Hartes Sujet trifft auf gefühlige Sprache - it‘s a Match

Mein erstes Buch 2024 und gleich so ein Schlag in den Magen. Aber ich wusste ja, worauf ich mich einlasse. „Atemschaukel“ von Herta Müller, die 2009 nicht unverdient den Nobelpreis für Literatur erhalten hat, ist ein schmerzhaftes Buch. Und das vielleicht umso mehr, als das wahrscheinlich viele nicht so richtig Bescheid wissen über das Thema. Nach dem Zweiten Weltkrieg werden insgesamt 60.000 Rumäniendeutsche in russische Straflager deportiert. Sie wissen nicht, wie lange sie dort bleiben. Sie wissen nicht, ob sie überleben. Der junge, homosexuelle Protagonist Leopold ist einer von ihnen. Ich habe einige Rezensionen gelesen, in denen sich Menschen mit dem Schreibstil von „Atemschaukel“ schwergetan haben. Oder sogar hinterfragt haben, ob man das überhaupt „darf“, nicht nüchtern, sondern poetisch und gefühlig über „so ein“ Thema schreiben. Ich finde: Man darf. Sollte vielleicht sogar auch.
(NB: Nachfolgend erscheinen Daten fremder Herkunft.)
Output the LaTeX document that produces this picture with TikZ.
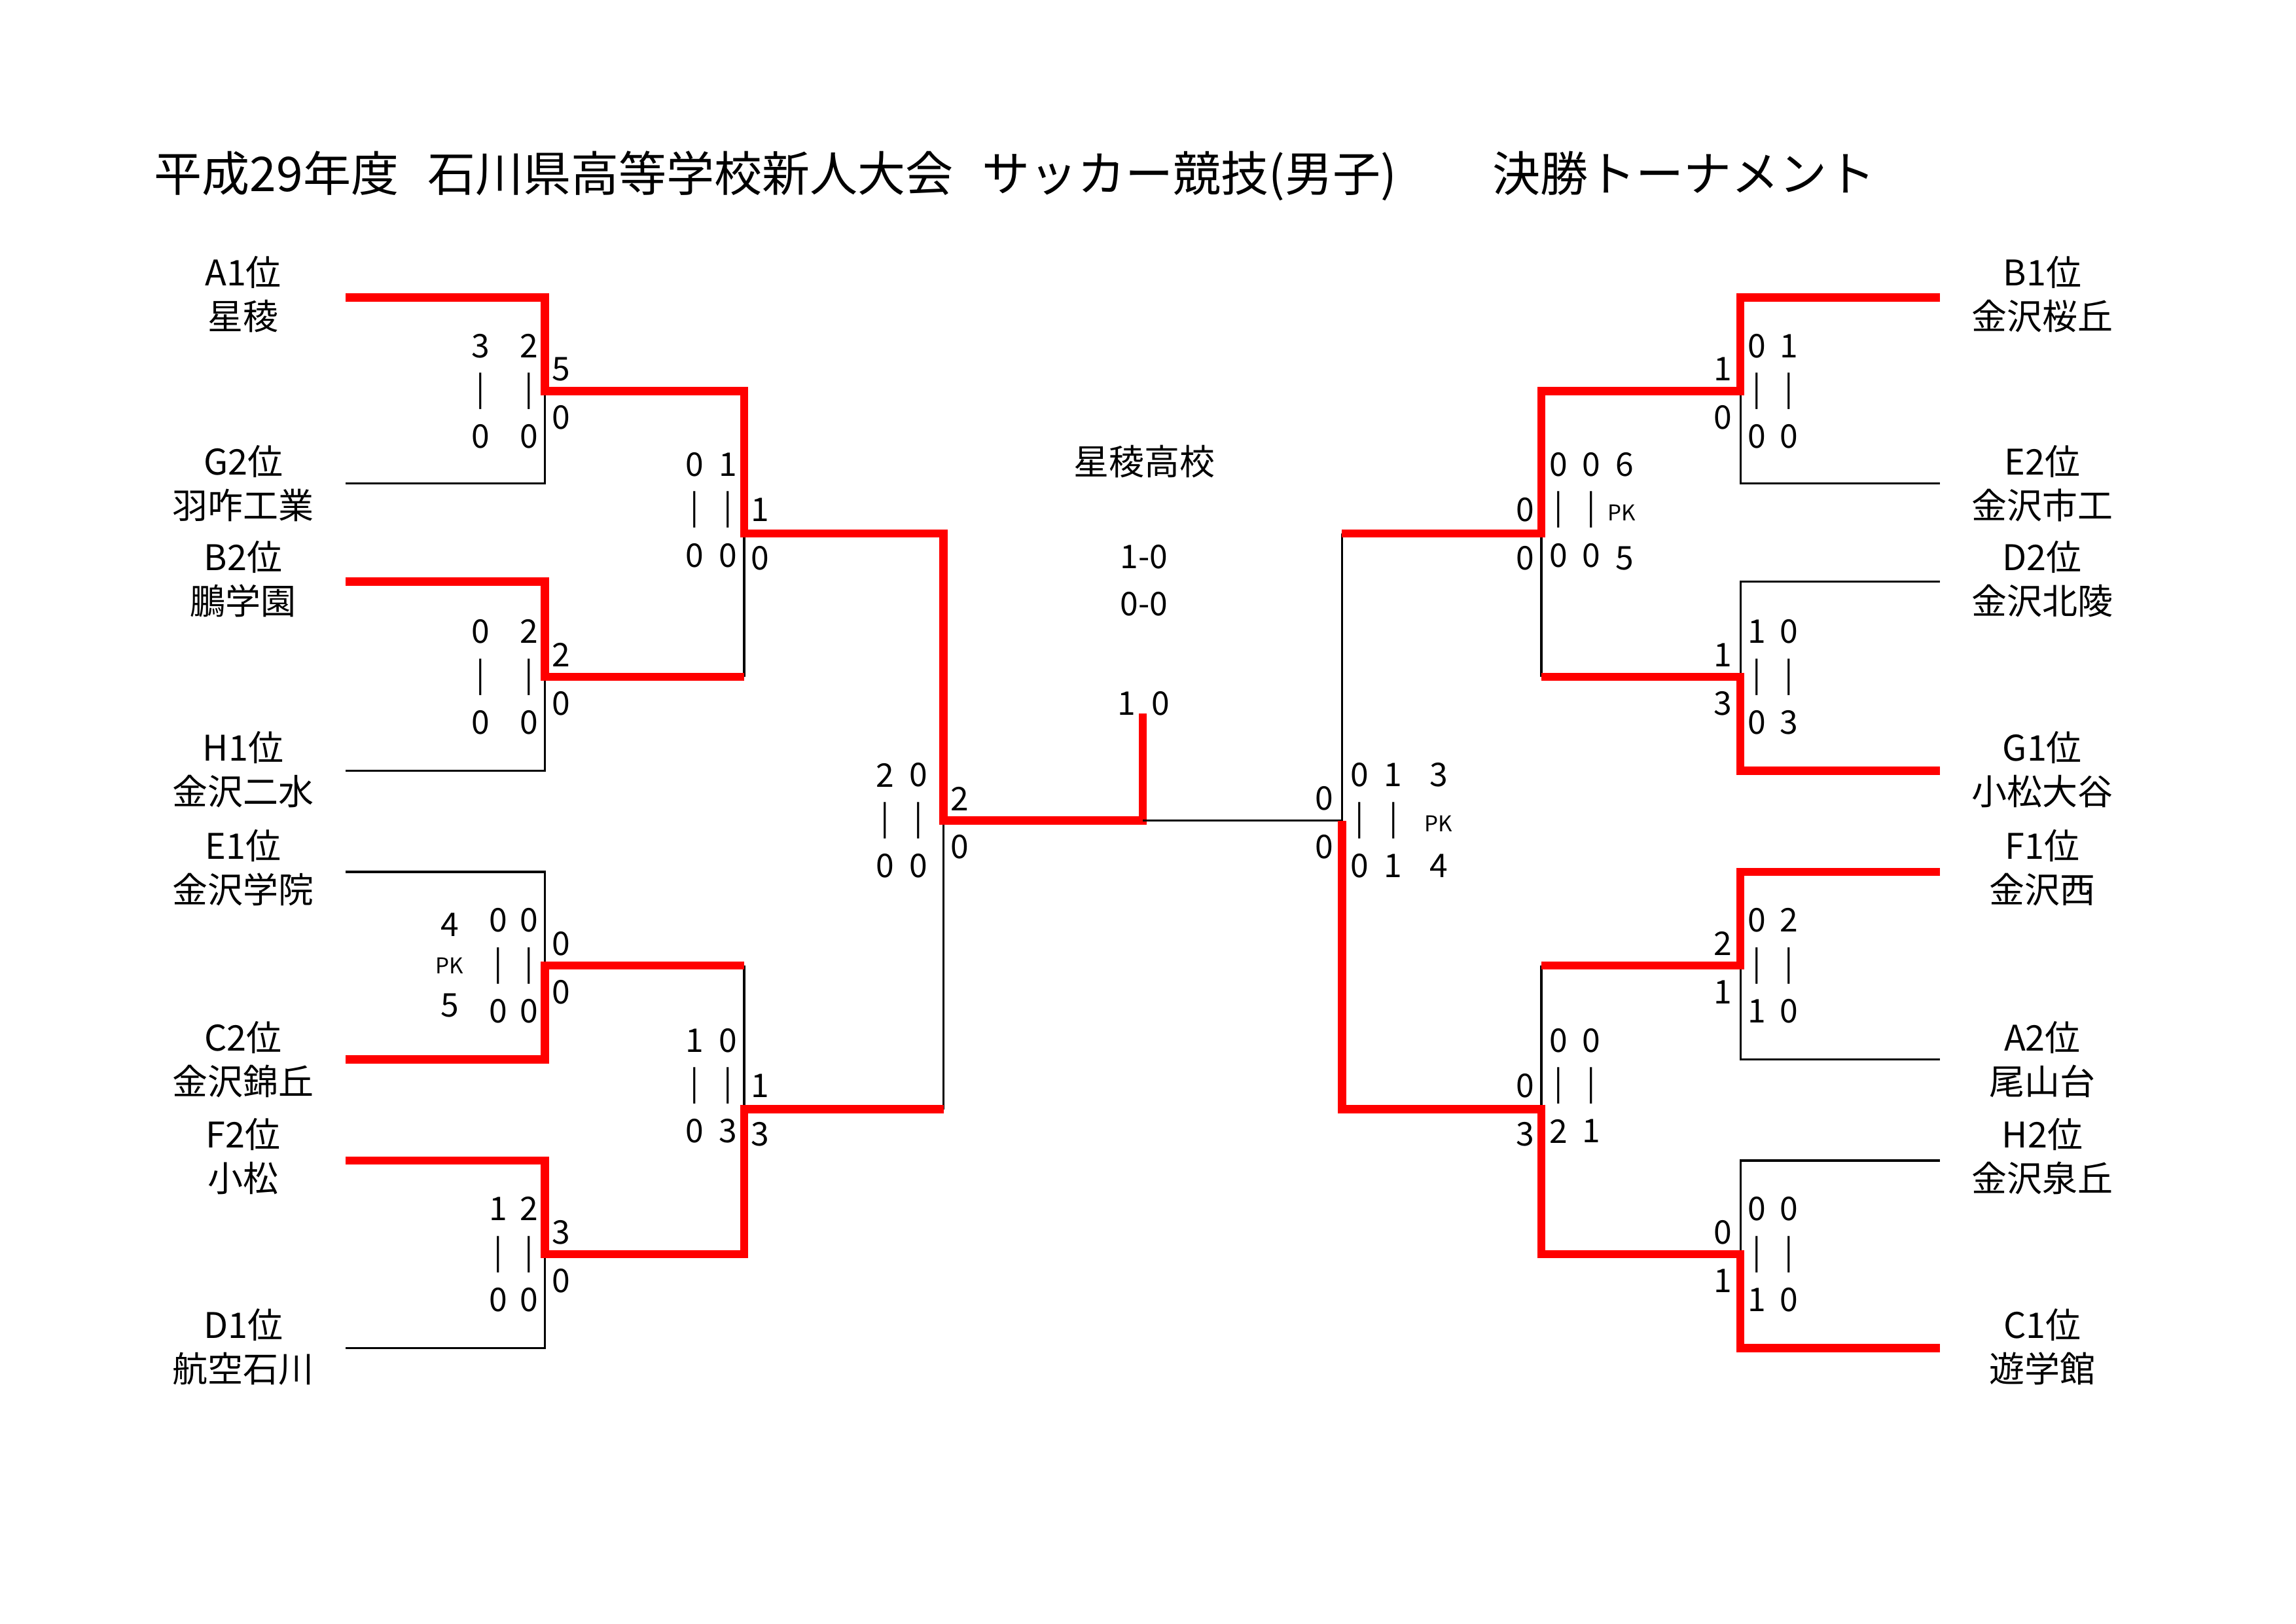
\documentclass[tikz,border=0pt]{standalone}
\usepackage{fontspec}
\setmainfont{Noto Sans CJK JP}
\usepackage{tikz}

\newcommand{\scol}[4]{% x, y, top, bottom
  \node[score] at (#1,#2-31) {#3};
  \node[score] at (#1,#2) {|};
  \node[score] at (#1,#2+31) {#4};}
\newcommand{\spair}[4]{% x, y top, top, bottom
  \node[score] at (#1,#2) {#3};
  \node[score] at (#1,#2+33) {#4};}

\begin{document}
\begin{tikzpicture}[x=0.01895cm,y=-0.01895cm]
\tikzset{win/.style={red,line width=3pt},
  lose/.style={black,line width=0.8pt},
  score/.style={font=\fontsize{12}{12}\selectfont,inner sep=0pt},
  pk/.style={font=\fontsize{8}{8}\selectfont,inner sep=0pt},
  team/.style={font=\fontsize{13}{13}\selectfont,inner sep=0pt}}
\useasboundingbox (0,0) rectangle ++(29.7cm,-21cm);
\node[anchor=west,inner sep=0pt,font=\fontsize{17.6}{17.6}\selectfont] (title) at (105,120)
  {平成29年度\hspace{0.6em}石川県高等学校新人大会\hspace{0.6em}サッカー競技(男子)\hspace{2em}決勝トーナメント};
% left side
\draw[lose] (236,330) -- (372,330) -- (372,267);
\draw[lose] (236,526) -- (372,526) -- (372,462);
\draw[lose] (236,595) -- (372,595) -- (372,659);
\draw[lose] (236,920) -- (372,920) -- (372,856);
\draw[lose] (508,462) -- (508,364);
\draw[lose] (508,659) -- (508,757);
\draw[lose] (644,757) -- (644,560);
\draw[win] (236,203) -- (372,203) -- (372,267) -- (508,267) -- (508,364) -- (644,364) -- (644,560) -- (780,560) -- (780,487);
\draw[win] (236,397) -- (372,397) -- (372,462) -- (508,462);
\draw[win] (236,723) -- (372,723) -- (372,659) -- (508,659);
\draw[win] (236,792) -- (372,792) -- (372,856) -- (508,856) -- (508,757) -- (644,757);
% right side
\draw[lose] (780,560) -- (916,560);
\draw[lose] (1324,330) -- (1188,330) -- (1188,267);
\draw[lose] (1324,397) -- (1188,397) -- (1188,462);
\draw[lose] (1324,723) -- (1188,723) -- (1188,659);
\draw[lose] (1324,792) -- (1188,792) -- (1188,856);
\draw[lose] (1052,462) -- (1052,364);
\draw[lose] (1052,659) -- (1052,757);
\draw[lose] (916,364) -- (916,560);
\draw[win] (1324,203) -- (1188,203) -- (1188,267) -- (1052,267) -- (1052,364) -- (916,364);
\draw[win] (1324,526) -- (1188,526) -- (1188,462) -- (1052,462);
\draw[win] (1324,595) -- (1188,595) -- (1188,659) -- (1052,659);
\draw[win] (1324,920) -- (1188,920) -- (1188,856) -- (1052,856) -- (1052,757) -- (916,757) -- (916,560);
% teams
\foreach \y/\a/\b in {186/A1位/星稜, 315/G2位/羽咋工業, 380/B2位/鵬学園, 510/H1位/金沢二水,
    577/E1位/金沢学院, 708/C2位/金沢錦丘, 774/F2位/小松, 904/D1位/航空石川}
  {\node[team] at (166,\y) {\a}; \node[team] at (166,\y+30) {\b};}
\foreach \y/\a/\b in {186/B1位/金沢桜丘, 315/E2位/金沢市工, 380/D2位/金沢北陵, 510/G1位/小松大谷,
    577/F1位/金沢西, 708/A2位/尾山台, 774/H2位/金沢泉丘, 904/C1位/遊学館}
  {\node[team] at (1394,\y) {\a}; \node[team] at (1394,\y+30) {\b};}
% scores left
\scol{328}{267}{3}{0} \scol{361}{267}{2}{0} \spair{383}{252}{5}{0}
\scol{328}{462}{0}{0} \scol{361}{462}{2}{0} \spair{383}{447}{2}{0}
\node[score] at (307,631) {4}; \node[pk] at (307,659) {PK}; \node[score] at (307,686) {5};
\scol{340}{659}{0}{0} \scol{361}{659}{0}{0} \spair{383}{644}{0}{0}
\scol{340}{856}{1}{0} \scol{361}{856}{2}{0} \spair{383}{841}{3}{0}
\scol{474}{348}{0}{0} \scol{497}{348}{1}{0} \spair{519}{348}{1}{0}
\scol{474}{741}{1}{0} \scol{497}{741}{0}{3} \spair{519}{741}{1}{3}
\scol{604}{560}{2}{0} \scol{627}{560}{0}{0} \spair{655}{545}{2}{0}
% centre
\node[team] (champ) at (781,315) {星稜高校};
\node[score] at (781,380) {1-0};
\node[score] at (781,412) {0-0};
\node[score] at (769,480) {1}; \node[score] at (792,480) {0};
% scores right
\spair{904}{545}{0}{0} \scol{928}{560}{0}{0} \scol{951}{560}{1}{1}
\node[score] at (982,529) {3}; \node[pk] at (982,562) {PK}; \node[score] at (982,591) {4};
\spair{1041}{348}{0}{0} \scol{1064}{348}{0}{0} \scol{1086}{348}{0}{0}
\node[score] at (1109,317) {6}; \node[pk] at (1107,350) {PK}; \node[score] at (1109,381) {5};
\spair{1041}{741}{0}{3} \scol{1064}{741}{0}{2} \scol{1086}{741}{0}{1}
\spair{1176}{252}{1}{0} \scol{1199}{267}{0}{0} \scol{1221}{267}{1}{0}
\spair{1176}{447}{1}{3} \scol{1199}{462}{1}{0} \scol{1221}{462}{0}{3}
\spair{1176}{644}{2}{1} \scol{1199}{659}{0}{1} \scol{1221}{659}{2}{0}
\spair{1176}{841}{0}{1} \scol{1199}{856}{0}{1} \scol{1221}{856}{0}{0}
\end{tikzpicture}
\end{document}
Dass man sich im harten, gleichförmigen Alltag eines Lagerlebens in Phantasien und Details flüchtet, finde ich höchst plausibel. Was bleibt einem sonst. Gleichzeitig hadert Leopold auch etwas damit, dass er gerade nicht fühlen kann, wie er vielleicht fühlen sollte. Aus Selbstschutz, aus Überlebenswillen oder einfach aus Unvermögen aufgrund des Traumas. Ich persönlich kann mit solch metaphorischer Sprache schon was anfangen, wobei mich die Hungerengel, Herzschaufeln und Atemschaukeln schon ein bisschen an meine Grenze geführt haben aufgrund der Wiederholungen - was aber vielleicht auch als Kunstgriff zu verstehen ist. Am Ende bleibt: Ein Kloß im Hals, ein Stein im Magen und das Gefühl, ein wichtiges, ein gutes Stück Literatur gelesen zu haben. Wenn ihr könnt, lest es.

5

Ein sprachgewaltiges Buch für ein Leben das Generationen von Gefangenen der sowjetischen Arbeitslager nach dem zweiten Weltkrieg in Rumänien sprachlos machte. Welche Worte findet man für unmenschliches Leben, Hunger und Erfahrungen die ein "danach" Leben ausschließen? Was am Leben hielt den Hunger als Engel zum Begleiter zu machen, den Rhythmus des Atmens als Schaukel zu fühlen und bei fürchterlich Appellen einen Haken in den Wolken finden, der einen hält.

5

Wahnsinn. Aufwühlend, lyrisch, poetisch und dramatisch.